_SHORT EXERCISE_
Count the lines containing "this". Give the number alone.
════════
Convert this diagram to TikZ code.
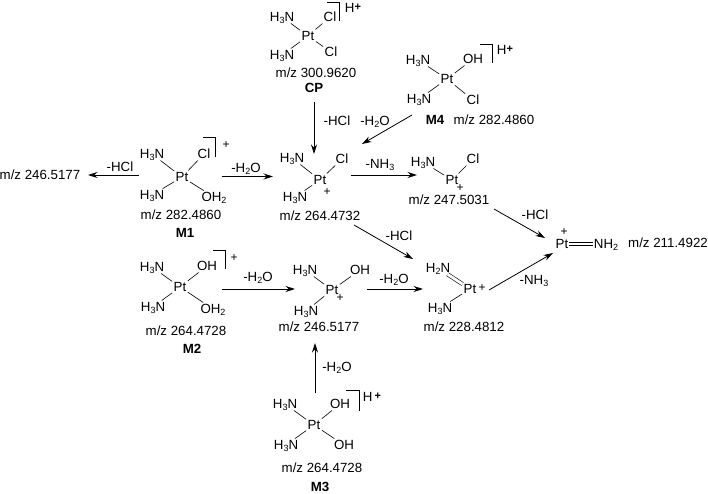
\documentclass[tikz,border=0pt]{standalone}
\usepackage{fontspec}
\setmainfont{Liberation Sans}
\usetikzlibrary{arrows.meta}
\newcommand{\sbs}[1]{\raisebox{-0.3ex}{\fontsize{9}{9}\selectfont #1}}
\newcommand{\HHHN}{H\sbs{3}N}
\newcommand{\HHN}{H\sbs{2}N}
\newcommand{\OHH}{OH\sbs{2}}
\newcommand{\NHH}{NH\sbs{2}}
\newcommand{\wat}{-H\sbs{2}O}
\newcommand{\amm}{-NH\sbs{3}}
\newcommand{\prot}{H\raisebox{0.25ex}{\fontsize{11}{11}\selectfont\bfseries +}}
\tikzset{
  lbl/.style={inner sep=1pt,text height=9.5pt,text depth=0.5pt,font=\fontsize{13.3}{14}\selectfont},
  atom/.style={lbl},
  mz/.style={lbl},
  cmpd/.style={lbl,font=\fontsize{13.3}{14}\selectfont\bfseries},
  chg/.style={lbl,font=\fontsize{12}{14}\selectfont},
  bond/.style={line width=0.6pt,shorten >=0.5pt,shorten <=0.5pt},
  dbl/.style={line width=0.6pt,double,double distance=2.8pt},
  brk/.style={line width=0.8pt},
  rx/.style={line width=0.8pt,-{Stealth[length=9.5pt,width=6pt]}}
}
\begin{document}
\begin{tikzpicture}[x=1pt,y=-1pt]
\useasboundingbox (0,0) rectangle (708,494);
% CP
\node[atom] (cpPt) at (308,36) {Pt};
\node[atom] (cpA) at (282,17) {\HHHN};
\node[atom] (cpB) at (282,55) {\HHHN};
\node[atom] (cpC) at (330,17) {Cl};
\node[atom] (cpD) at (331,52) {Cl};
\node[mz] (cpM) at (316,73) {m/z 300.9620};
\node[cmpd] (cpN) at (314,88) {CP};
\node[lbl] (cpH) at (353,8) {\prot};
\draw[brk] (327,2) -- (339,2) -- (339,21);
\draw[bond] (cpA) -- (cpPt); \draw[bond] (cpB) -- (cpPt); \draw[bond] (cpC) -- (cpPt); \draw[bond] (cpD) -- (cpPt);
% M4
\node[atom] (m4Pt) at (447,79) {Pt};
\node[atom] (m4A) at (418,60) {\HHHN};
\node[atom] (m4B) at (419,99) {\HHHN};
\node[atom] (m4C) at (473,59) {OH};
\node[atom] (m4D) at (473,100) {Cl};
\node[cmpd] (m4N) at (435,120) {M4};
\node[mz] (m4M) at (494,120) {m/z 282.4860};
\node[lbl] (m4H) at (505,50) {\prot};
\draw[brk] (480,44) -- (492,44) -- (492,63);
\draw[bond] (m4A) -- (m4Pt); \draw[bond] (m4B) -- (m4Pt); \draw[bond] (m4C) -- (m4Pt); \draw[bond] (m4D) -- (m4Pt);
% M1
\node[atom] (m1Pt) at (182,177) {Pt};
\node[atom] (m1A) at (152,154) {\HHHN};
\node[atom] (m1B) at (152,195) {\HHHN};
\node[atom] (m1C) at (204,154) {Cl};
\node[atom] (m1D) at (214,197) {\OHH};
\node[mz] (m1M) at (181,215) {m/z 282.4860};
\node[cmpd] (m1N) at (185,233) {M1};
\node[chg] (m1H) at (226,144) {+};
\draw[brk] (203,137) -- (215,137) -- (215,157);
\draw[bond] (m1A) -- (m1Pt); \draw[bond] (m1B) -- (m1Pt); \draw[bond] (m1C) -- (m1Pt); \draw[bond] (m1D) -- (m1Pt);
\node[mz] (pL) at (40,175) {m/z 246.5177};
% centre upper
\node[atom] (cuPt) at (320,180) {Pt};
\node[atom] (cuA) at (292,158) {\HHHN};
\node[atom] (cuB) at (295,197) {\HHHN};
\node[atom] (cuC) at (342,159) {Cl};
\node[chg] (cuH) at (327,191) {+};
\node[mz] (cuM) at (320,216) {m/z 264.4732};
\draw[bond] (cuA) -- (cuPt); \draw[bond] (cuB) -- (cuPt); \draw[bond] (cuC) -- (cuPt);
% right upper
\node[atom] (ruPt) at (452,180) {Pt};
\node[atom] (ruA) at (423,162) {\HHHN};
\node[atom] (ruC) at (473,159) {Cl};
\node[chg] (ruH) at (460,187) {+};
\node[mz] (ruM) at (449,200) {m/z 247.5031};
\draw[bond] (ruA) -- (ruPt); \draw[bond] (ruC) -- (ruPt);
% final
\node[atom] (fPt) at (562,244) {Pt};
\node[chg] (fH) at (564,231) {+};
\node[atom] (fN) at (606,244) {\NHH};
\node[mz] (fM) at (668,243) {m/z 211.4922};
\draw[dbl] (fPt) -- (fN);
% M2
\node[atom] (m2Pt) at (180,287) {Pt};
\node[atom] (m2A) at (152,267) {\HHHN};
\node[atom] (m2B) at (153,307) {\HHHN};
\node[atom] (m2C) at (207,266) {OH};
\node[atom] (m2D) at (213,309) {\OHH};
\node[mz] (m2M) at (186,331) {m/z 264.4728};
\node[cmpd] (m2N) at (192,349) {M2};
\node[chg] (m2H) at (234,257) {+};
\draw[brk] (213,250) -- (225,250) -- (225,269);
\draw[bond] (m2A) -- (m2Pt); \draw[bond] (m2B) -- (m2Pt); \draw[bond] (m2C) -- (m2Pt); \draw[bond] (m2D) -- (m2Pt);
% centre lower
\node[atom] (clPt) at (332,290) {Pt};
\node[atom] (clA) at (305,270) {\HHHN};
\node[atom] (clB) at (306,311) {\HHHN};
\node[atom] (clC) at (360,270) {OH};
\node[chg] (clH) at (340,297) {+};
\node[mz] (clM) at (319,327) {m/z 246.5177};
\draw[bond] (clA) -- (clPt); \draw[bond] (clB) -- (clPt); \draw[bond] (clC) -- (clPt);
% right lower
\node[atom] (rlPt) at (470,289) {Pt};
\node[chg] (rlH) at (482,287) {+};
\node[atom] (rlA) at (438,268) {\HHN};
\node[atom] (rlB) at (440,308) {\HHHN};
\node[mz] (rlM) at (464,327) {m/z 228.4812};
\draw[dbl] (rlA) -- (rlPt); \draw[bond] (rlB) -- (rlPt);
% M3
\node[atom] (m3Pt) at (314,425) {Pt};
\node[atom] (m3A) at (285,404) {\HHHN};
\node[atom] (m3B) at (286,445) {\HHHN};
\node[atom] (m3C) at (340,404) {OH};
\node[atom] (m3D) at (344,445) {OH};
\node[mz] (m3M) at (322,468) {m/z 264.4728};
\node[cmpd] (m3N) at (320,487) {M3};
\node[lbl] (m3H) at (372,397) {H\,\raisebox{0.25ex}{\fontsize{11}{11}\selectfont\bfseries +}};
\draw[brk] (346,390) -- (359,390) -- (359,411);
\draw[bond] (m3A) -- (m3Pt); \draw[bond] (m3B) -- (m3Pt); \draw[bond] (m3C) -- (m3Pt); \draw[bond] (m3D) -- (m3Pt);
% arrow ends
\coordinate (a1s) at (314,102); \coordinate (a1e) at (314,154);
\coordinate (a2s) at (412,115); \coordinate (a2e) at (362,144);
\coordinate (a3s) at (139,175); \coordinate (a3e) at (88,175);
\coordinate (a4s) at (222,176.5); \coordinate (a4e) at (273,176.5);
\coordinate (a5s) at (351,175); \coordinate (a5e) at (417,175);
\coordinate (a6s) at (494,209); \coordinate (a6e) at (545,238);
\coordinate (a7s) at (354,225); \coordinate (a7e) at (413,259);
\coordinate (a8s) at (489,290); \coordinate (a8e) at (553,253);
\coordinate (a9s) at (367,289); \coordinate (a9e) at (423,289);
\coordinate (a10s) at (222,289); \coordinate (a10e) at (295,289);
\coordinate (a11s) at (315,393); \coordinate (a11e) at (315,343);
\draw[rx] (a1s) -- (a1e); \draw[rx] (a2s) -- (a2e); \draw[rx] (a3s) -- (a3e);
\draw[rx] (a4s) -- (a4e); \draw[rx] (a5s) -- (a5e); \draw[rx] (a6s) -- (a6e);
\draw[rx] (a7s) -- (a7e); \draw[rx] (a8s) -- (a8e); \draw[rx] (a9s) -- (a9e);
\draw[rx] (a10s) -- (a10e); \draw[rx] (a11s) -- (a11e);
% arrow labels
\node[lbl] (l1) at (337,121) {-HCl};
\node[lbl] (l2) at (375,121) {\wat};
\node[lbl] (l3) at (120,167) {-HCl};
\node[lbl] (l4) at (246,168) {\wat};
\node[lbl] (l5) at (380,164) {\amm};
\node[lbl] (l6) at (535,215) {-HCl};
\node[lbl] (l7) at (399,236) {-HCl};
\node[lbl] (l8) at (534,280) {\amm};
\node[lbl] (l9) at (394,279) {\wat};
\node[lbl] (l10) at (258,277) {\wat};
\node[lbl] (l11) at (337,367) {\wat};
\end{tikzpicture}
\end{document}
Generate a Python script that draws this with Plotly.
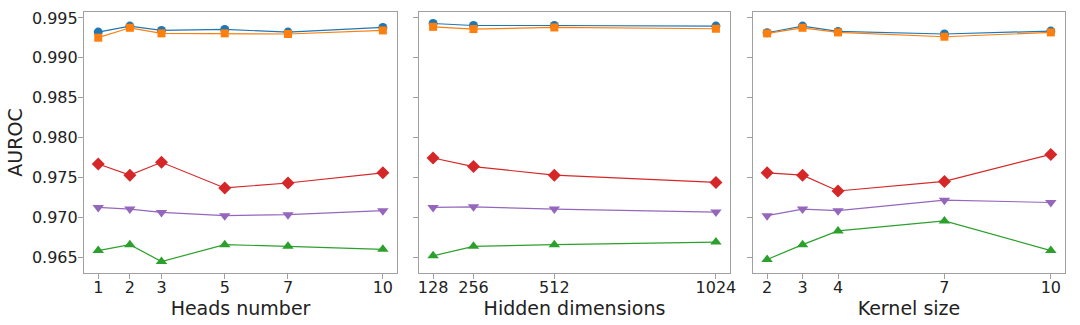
════════
_ANSWER TO THE PROBLEM_
2